Cluster Maintenance

今日は僕がClusterのmaintenanceやっています 難しいです。

Today I’m doing the cluster maintenance. It is tedious work

Aujourd’hui, je fais la maintenance du cluster, c’est du travail ennuyeux.

As minor updates do not seem to solve my performance problem, today I’m upgrading the cluster to Fedora Core 4. I always finds this kind of task tedious, because there a lot of phases where things can break, but at the same time, those upgrade use a lot of time, the result is a strange mix of nervousness and boredom.

The primary source of problems are kirks, that is, small things that are never critical, but consume a lot of time. Those a made worse when you don’t know the system very well, typically because somebody set it up. When you are used to a system, you know its weaknesses and avoid instinctively things that you know don’t work well or tend to jam, like you would know in a familiar house that a given door tends to jam.
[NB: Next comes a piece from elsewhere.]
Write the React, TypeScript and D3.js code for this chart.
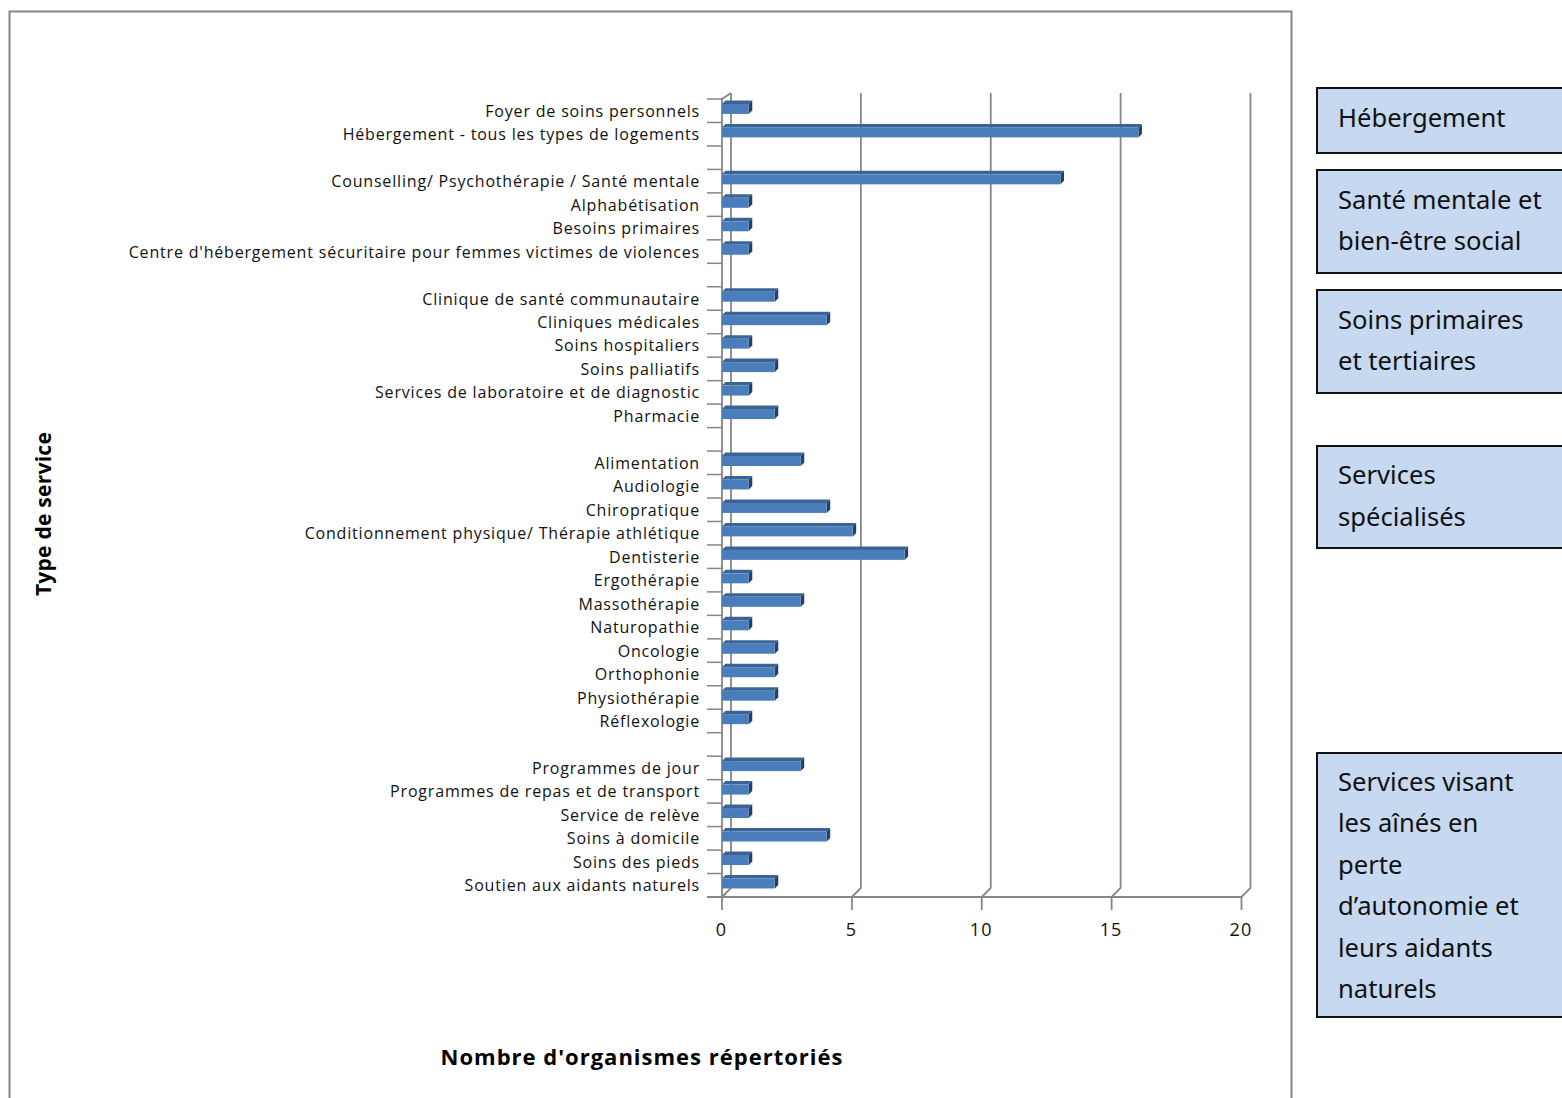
import React from "react";
import * as d3 from "d3";

const categories = ["Foyer de soins personnels","Hébergement - tous les types de logements","","Counselling/ Psychothérapie / Santé mentale","Alphabétisation","Besoins primaires","Centre d'hébergement sécuritaire pour femmes victimes de violences","","Clinique de santé communautaire","Cliniques médicales","Soins hospitaliers","Soins palliatifs","Services de laboratoire et de diagnostic","Pharmacie","","Alimentation","Audiologie","Chiropratique","Conditionnement physique/ Thérapie athlétique","Dentisterie","Ergothérapie","Massothérapie","Naturopathie","Oncologie","Orthophonie","Physiothérapie","Réflexologie","","Programmes de jour","Programmes de repas et de transport","Service de relève","Soins à domicile","Soins des pieds","Soutien aux aidants naturels"];
const values = [1,16,0,13,1,1,1,0,2,4,1,2,1,2,0,3,1,4,5,7,1,3,1,2,2,2,1,0,3,1,1,4,1,2];
const xTicks = [0,5,10,15,20];
const groupLabels = [["Hébergement"],["Santé mentale et","bien-être social"],["Soins primaires","et tertiaires"],["Services","spécialisés"],["Services visant","les aînés en","perte","d’autonomie et","leurs aidants","naturels"]];
const xTitle = "Nombre d'organismes répertoriés";
const yTitle = "Type de service";

const boxes = [{y0:88,y1:153,t:118,lh:41},{y0:170,y1:273,t:200,lh:41},{y0:290,y1:393,t:320,lh:41},{y0:446,y1:548,t:475,lh:42},{y0:753,y1:1017,t:782,lh:41.4}];
const GRAY = "#868686";
const FONT = "'Open Sans', sans-serif";
const BOXFONT = "'Noto Sans', Lato, sans-serif";
const DX = 9, DY = 9, FLOOR = 897, TOP = 102;

export default function App() {
  const x = d3.scaleLinear().domain([0,20]).range([722,1241.5]);
  const y = d3.scaleBand<number>().domain(d3.range(categories.length)).range([99,FLOOR]);
  const bw = y.bandwidth();
  const d = 3.5;
  const h = 10;
  return (
    <svg width={1562} height={1098} style={{position:"absolute",left:0,top:0,display:"block"}}>
      <rect width={1562} height={1098} fill="#fff"/>
      <path d="M9.5 1098V11.5H1291.5V1098" fill="none" stroke={GRAY} strokeWidth={2}/>
      {xTicks.map(t => (
        <path key={t} d={`M${x(t)} ${FLOOR}L${x(t)+DX} ${FLOOR-DY}V${TOP-DY}`} fill="none" stroke={GRAY} strokeWidth={1.8}/>
      ))}
      <path d={`M722 ${FLOOR}V99L731 ${TOP-DY}`} fill="none" stroke={GRAY} strokeWidth={1.8}/>
      <path d={`M707 ${FLOOR}H1241.5`} fill="none" stroke={GRAY} strokeWidth={1.8}/>
      {d3.range(categories.length).map(i => (
        <line key={i} x1={707} x2={722} y1={y(i)!} y2={y(i)!} stroke={GRAY} strokeWidth={1.5}/>
      ))}
      {xTicks.map(t => (
        <g key={t}>
          <line x1={x(t)} x2={x(t)} y1={FLOOR} y2={910} stroke={GRAY} strokeWidth={1.8}/>
          <text x={x(t)-0.5} y={936} textAnchor="middle" fontFamily={FONT} fontSize={18} letterSpacing={1.2} fill="#111">{t}</text>
        </g>
      ))}
      {values.map((v,i) => {
        if (!v) return null;
        const cy = y(i)! + bw/2;
        const top = cy - h/2 - 1.8;
        const x0 = x(0), x1 = x(v) + 0.8;
        return (
          <g key={i}>
            <path d={`M${x0} ${top}L${x0+d} ${top-d}H${x1+d}L${x1} ${top}Z`} fill="#3a6496"/>
            <path d={`M${x1} ${top}L${x1+d} ${top-d}V${top+h-d}L${x1} ${top+h}Z`} fill="#254061"/>
            <rect x={x0} y={top} width={x1-x0} height={h} fill="#4a7ebb"/>
          </g>
        );
      })}
      {categories.map((c,i) => c ? (
        <text key={i} x={700} y={y(i)!+bw/2+6} textAnchor="end" fontFamily={FONT} fontSize={16} letterSpacing={0.82} fill="#111">{c}</text>
      ) : null)}
      <text x={642} y={1065} textAnchor="middle" fontFamily={FONT} fontWeight={700} fontSize={22} letterSpacing={1} fill="#000">{xTitle}</text>
      <text transform="translate(51,514) rotate(-90)" textAnchor="middle" fontFamily={FONT} fontWeight={700} fontSize={21} letterSpacing={0.25} fill="#000">{yTitle}</text>
      {groupLabels.map((lines,i) => {
        const b = boxes[i];
        return (
          <g key={i}>
            <rect x={1317} y={b.y0} width={260} height={b.y1-b.y0} fill="#c6d9f1" stroke="#111" strokeWidth={2}/>
            {lines.map((l,j) => (
              <text key={j} x={1338} y={b.t+j*b.lh} dy="0.35em" fontFamily={BOXFONT} fontSize={25.6} fill="#111">{l}</text>
            ))}
          </g>
        );
      })}
    </svg>
  );
}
Simply preparing the media took me some time. First DVD burning does not work on the main linux server, so I had to transfer the disk image to laptop and burn it there, only to discover that actually, the cluster nodes cannot read DVD-R disk. So I had to find some blanks CDs. In found some in the dying media corner, along the floppy disks. Of course doing the install using 4 CD is much less convenient, as it means you have to stay around to swap CDs. Then came the “yum update” phase, which takes hours and gives no estimation of the time beforehand.

Next phase will be replicating the file-system of the first node to the others, I’m still pondering what technique to use. Péter suggested creating a tar and distribute it using NFS, but I’m wondering if I’m not better off creating a disk image for the two root and the boot filesystems and restoring them on the different nodes using a portable hard-drive.